Лихорадка, охватившая Юлиуса в период работы над книгой о Б. Немцовой, не проходила. Его уже захватила новая идея, которая казалась ему удачной, правильной и, главное, созвучной времени и обстановке в стране. Ради этого можно опять отложить в сторону первые четыре главы романа «Поколение до Петра». Фучик начинает работать над этюдом о Кареле Сабине. Этот писатель не был для него тем, кому обычно говорят «его» автор, то есть писатель, к работам которого постоянно возвращаются и каждый раз в них находят что-то новое для души, для размышлений. Еще летом 1938 года в букинистическом магазине ему попала в руки книга «Театр и драма в Чехии до начала XIX века». В толстом кожаном переплете с золотыми звездочками книга Карела Сабины на немецком языке была под псевдонимом «Лео Бласс». Долго никто не знал, кто скрывается под псевдонимом. Юлиус считал это произведение весьма значительным, даже единственным в своем роде, собирался перевести его, но как-то все не доходили руки. Уезжая в Хотимерж, он взял книгу с собой, но и здесь она пролежала почти целый год. И вот Густа приступила к переводу, а Юлиус собирался дополнить книгу обстоятельными примечаниями и вступительной статьей.
Его заинтересовал Сабина — крупная и в то же время трагическая фигура чешской культуры и политики XIX века. Поэт и романист, литературный критик, друг и восторженный поклонник Махи, участник пражского восстания 1848 года, один из идейных вождей радикально-демократической партии, автор книги «Духовный коммунизм».

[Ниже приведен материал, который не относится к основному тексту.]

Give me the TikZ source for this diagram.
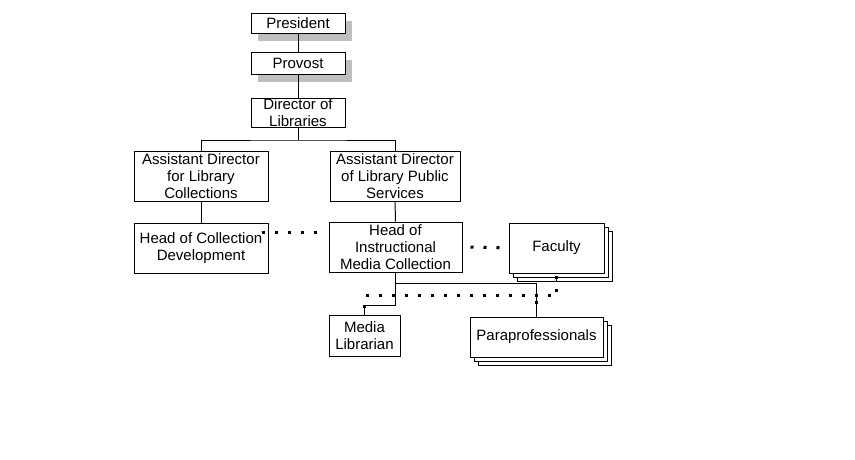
\documentclass[tikz,border=0pt]{standalone}
\usepackage{fontspec}
\setmainfont{Liberation Sans}
\usetikzlibrary{shadows}
\begin{document}
\begin{tikzpicture}[x=1pt,y=-1pt,line width=1pt,
	box/.style={draw,fill=white,inner xsep=1pt,inner ysep=0pt,align=center,font=\fontsize{15}{17}\selectfont},
	shadowbox/.style={box,drop shadow={shadow xshift=7pt,shadow yshift=-8pt,fill=black!25,opacity=1}},
	stackbox/.style={box,double copy shadow={shadow xshift=4pt,shadow yshift=-4pt}},
	dots/.style={line width=3pt,dash pattern=on 3pt off 10pt}]
			\useasboundingbox (0,0) rectangle (855,459);
			\node [shadowbox,minimum width=94pt,minimum height=20pt] (pres) at (298,23) {President};
			\node [shadowbox,minimum width=94pt,minimum height=22pt] (prov) at (298,63) {Provost};
			\node [box,minimum width=94pt,minimum height=29pt,inner ysep=-1pt] (dir) at (298,112.5) {Director of\\Libraries};
			\node [box,minimum width=134pt,minimum height=50pt] (adc) at (201,176) {Assistant Director\\for Library\\Collections};
			\node [box,minimum width=130pt,minimum height=50pt] (adp) at (395,176) {Assistant Director\\of Library Public\\Services};
			\node [box,minimum width=134pt,minimum height=50pt] (hcd) at (201,248) {Head of Collection\\Development};
			\node [box,minimum width=133pt,minimum height=50pt] (himc) at (395.5,247) {Head of\\Instructional\\Media Collection};
			\node [stackbox,minimum width=95pt,minimum height=50pt] (fac) at (556.5,248) {Faculty};
			\node [stackbox,minimum width=133pt,minimum height=40pt] (para) at (536.5,337) {Paraprofessionals};
			\node [box,minimum width=71pt,minimum height=41pt] (ml) at (364.5,335.5) {Media\\Librarian};
			\coordinate (bus1) at (298,140);
			\coordinate (bus2) at (395.5,283);
			\coordinate (bus3) at (395.5,305);
			\draw (pres) -- (prov);
			\draw (prov) -- (dir);
			\draw (dir) -- (bus1);
			\draw (adc.north) |- (bus1) -| (adp.north);
			\draw (adc) -- (hcd);
			\draw (adp) -- (himc);
			\draw (himc.south) -- (bus3) -| (ml.north);
			\draw (bus2) -| (para.north);
			\draw ([yshift=-8pt]fac.south) -- +(0,6pt);
			\draw [dots] ([xshift=-7pt,yshift=16pt]hcd.east) -- +(56pt,0);
			\draw [dots] ([xshift=8pt]himc.east) -- (fac.west);
			\draw [dots] ([yshift=7pt]ml.north) |- ([yshift=-22pt]fac.south) -- (fac.south);
			\draw [dots] ([yshift=13pt]para.north) -- +(0,10pt);
		\end{tikzpicture}
\end{document}
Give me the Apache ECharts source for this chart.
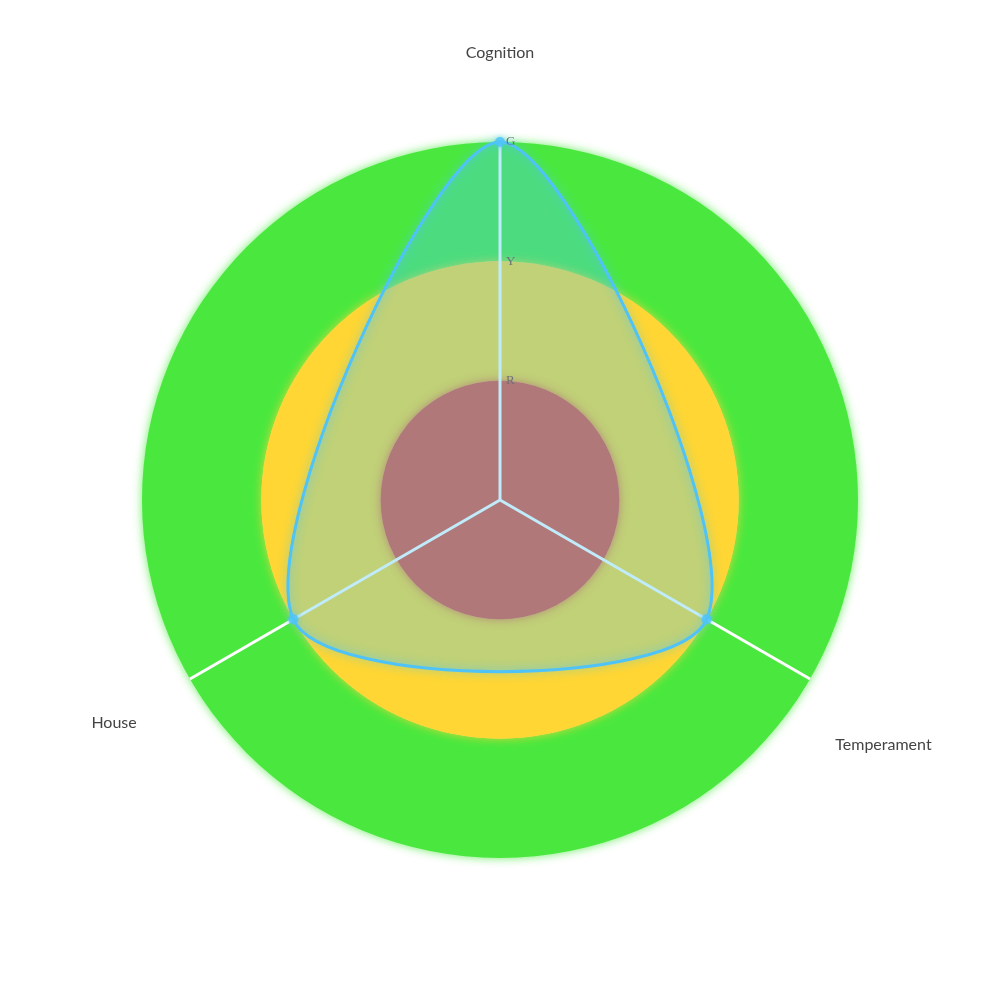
<!DOCTYPE html>
<html><head><meta charset="utf-8">
<style>html,body{margin:0;padding:0;background:#fff}#c{width:1000px;height:1000px}</style>
<script src="https://cdn.jsdelivr.net/npm/echarts@6/dist/echarts.min.js"></script>
</head><body><div id="c"></div>
<script>
const indicatorNames = ['Cognition', 'House', 'Temperament'];
const indicatorMax = [3, 3, 3];
const seriesValues = [3, 2, 2];
const tickLabels = ['', 'R', 'Y', 'G'];
const bandColors = ['#E64B34', '#FFD633', '#4AE83F'];
const bandShadows = ['rgba(230,75,52,0.8)', 'rgba(255,214,51,0.8)', 'rgba(74,232,63,0.8)'];

const R = 358;
const nameKeys = ['n0', 'n1', 'n2'];
const nameFont = { fontFamily: 'Lato', fontSize: 16, color: '#444' };
const indicators = indicatorNames.map((n, i) => ({ name: n, max: indicatorMax[i], min: 0 }));

// one radar per band so each band gets its own soft edge
function bandRadar(k, withNames) {
  const colors = [];
  for (let j = 0; j <= k; j++) colors.push(j === k ? bandColors[k] : 'rgba(0,0,0,0)');
  return {
    center: ['50%', '50%'],
    radius: R * (k + 1) / 3,
    startAngle: 90,
    shape: 'circle',
    splitNumber: k + 1,
    indicator: indicators,
    nameGap: 28 + R * (2 - k) / 3,
    axisName: withNames ? {
      fontFamily: 'Lato', fontSize: 16, color: '#444',
      formatter: (name) => '{' + nameKeys[indicatorNames.indexOf(name)] + '|' + name + '}',
      rich: {
        n0: Object.assign({ padding: [0, 0, 53, 0] }, nameFont),
        n1: Object.assign({ padding: [60, 29, 0, 0] }, nameFont),
        n2: Object.assign({ padding: [104, 0, 0, 1] }, nameFont)
      }
    } : { show: false },
    splitArea: { show: true, areaStyle: { color: colors, shadowBlur: 10, shadowColor: bandShadows[k] } },
    splitLine: { show: false },
    axisLine: { show: false },
    axisTick: { show: false },
    axisLabel: { show: false }
  };
}

const chart = echarts.init(document.getElementById('c'));
chart.setOption({
  animation: false,
  radar: [bandRadar(2, true), bandRadar(1, false), bandRadar(0, false)],
  polar: { center: ['50%', '50%'], radius: R },
  angleAxis: {
    type: 'category', data: indicatorNames, startAngle: 90, clockwise: false, boundaryGap: false,
    axisLine: { show: false }, axisTick: { show: false }, axisLabel: { show: false },
    splitLine: { show: true, lineStyle: { color: '#fff', width: 3 } }, splitArea: { show: false },
    z: 3
  },
  radiusAxis: {
    type: 'value', min: 0, max: 3, interval: 1,
    axisLine: { show: false }, axisTick: { show: false },
    splitLine: { show: false }, splitArea: { show: false },
    axisLabel: {
      show: true, showMinLabel: false, margin: -6, align: 'left',
      fontFamily: 'Liberation Serif', fontSize: 13, color: '#6E7079',
      formatter: v => tickLabels[Math.round(v)] || ''
    },
    z: 10
  },
  series: [{
    type: 'custom',
    coordinateSystem: 'polar',
    z: 5,
    clip: false,
    data: seriesValues.map((v, i) => [v, i]),
    renderItem: (params, api) => {
      if (params.dataIndex !== 0) return null;
      const pts = seriesValues.map((v, i) => api.coord([v, i]));
      return {
        type: 'group',
        children: [{
          type: 'polygon',
          shape: { points: pts, smooth: 0.33 },
          style: { fill: 'rgba(80,200,240,0.36)', stroke: 'none' }
        }, {
          type: 'polygon',
          shape: { points: pts, smooth: 0.33 },
          style: {
            fill: 'none', stroke: '#4FC3F7', lineWidth: 3,
            shadowBlur: 10, shadowColor: 'rgba(80,200,240,0.8)'
          }
        }]
      };
    }
  }, {
    type: 'scatter',
    coordinateSystem: 'polar',
    z: 6,
    symbol: 'circle',
    symbolSize: 10,
    itemStyle: { color: '#4FC3F7', shadowBlur: 4, shadowColor: 'rgba(80,200,240,0.8)' },
    data: seriesValues.map((v, i) => [v, i])
  }]
});
</script></body></html>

За участие в восстании он был приговорен к смертной казни. Позднее она была заменена многолетним тюремным заключением. Восемь лет он провел в Градчанской тюрьме и Оломоуцкой крепости и в мае 1857 года был амнистирован и выпущен на свободу. Он снова в Праге, но теперь за каждым его шагом следит полиция, ему запрещена любая литературная и общественная деятельность.
Он чувствовал полное одиночество и изолированность, подвергнутый всем ударам судьбы и настоящей тирании кредиторов. А у него жена и двое детей. Но судьба, казалось, улыбнулась ему, и он снова начал печататься.
30 июля 1872 года на квартире пражского адвоката Яна Кучеры десять друзей, соратников Сабины (среди них Ян Неруда, Витезслав Галек, Йозеф Барак), предъявили ему тягчайшее обвинение в предательстве — тайный полицейский рапорт, относящийся к 1861 году, подписанный именем Роман. Сабина клялся, что это его один-единственный рапорт, старый, совершенный с горя и уже забытый им грешок, после которого с ним ничего подобного никогда не случалось. Приговор был единодушным: если Сабина не хочет быть публично разоблаченным, он должен навсегда покинуть родину. В случае же отказа он будет публично разоблачен как полицейский доносчик. Он избрал пожизненное изгнание. Однако уже на третий день своего пребывания в Дрездене, куда он направился из Праги, он узнал из немецких газет, что публично объявлен на родине изменником народа и что против него ведется бурная кампания в печати.